- Born: Australia
- Occupations: Australian television presenter, producer and actor
- Years active: 1980s–present
- Known for: Bert's Family Feud, The Price Is Right

= Michael Pope (producer) =

Australian actor

Michael Pope is an Australian voice-over announcer, warm-up comedian, and producer. He is best known as a producer of Nine Network's Bert's Family Feud as well as The Price Is Right on the same network.

==Early life and education==
Pope graduated from Flinders Drama Centre at Flinders University in Adelaide, South Australia.

==Career==
Pope is best known as a producer of Nine Network's Bert's Family Feud as well as The Price Is Right on the same network.
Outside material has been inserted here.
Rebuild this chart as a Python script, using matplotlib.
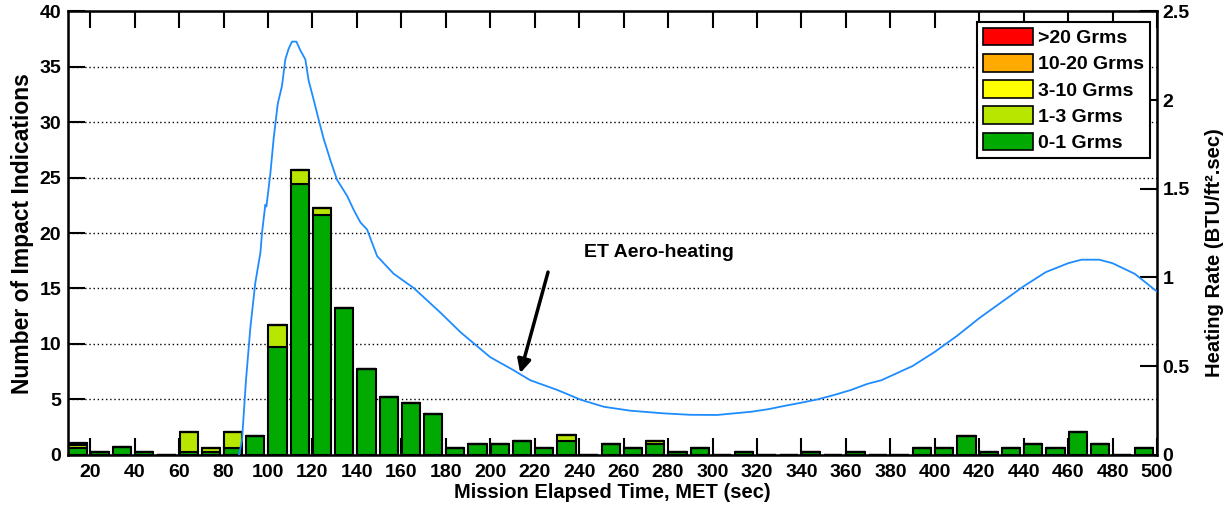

He has also hosted shows—such as Seven Network's Blockbusters and Total Recall—and worked as an announcer and presenter on Network Ten's Battle of the Sexes.

He has "warmed up" the audience on numerous occasions for all major Australian Networks, including the shows The AFL Footy Show, Who Wants to Be a Millionaire, Talkin' 'Bout Your Generation, So You Think You Can Dance, Dancing with The Stars, Australia's Got Talent, The Logies, the Arias, and Q&A.

Michael also hosted Cartoon Connection in Sydney, NSW back in the 1980s on Channel 7. He used to alternate with Alex Wileman, and they would both co-host it on Saturday. The show was pre-recorded and not live. Cartoon Connection used to start with the black and white theme "ATN Channel 7 Sydney bids you welcome."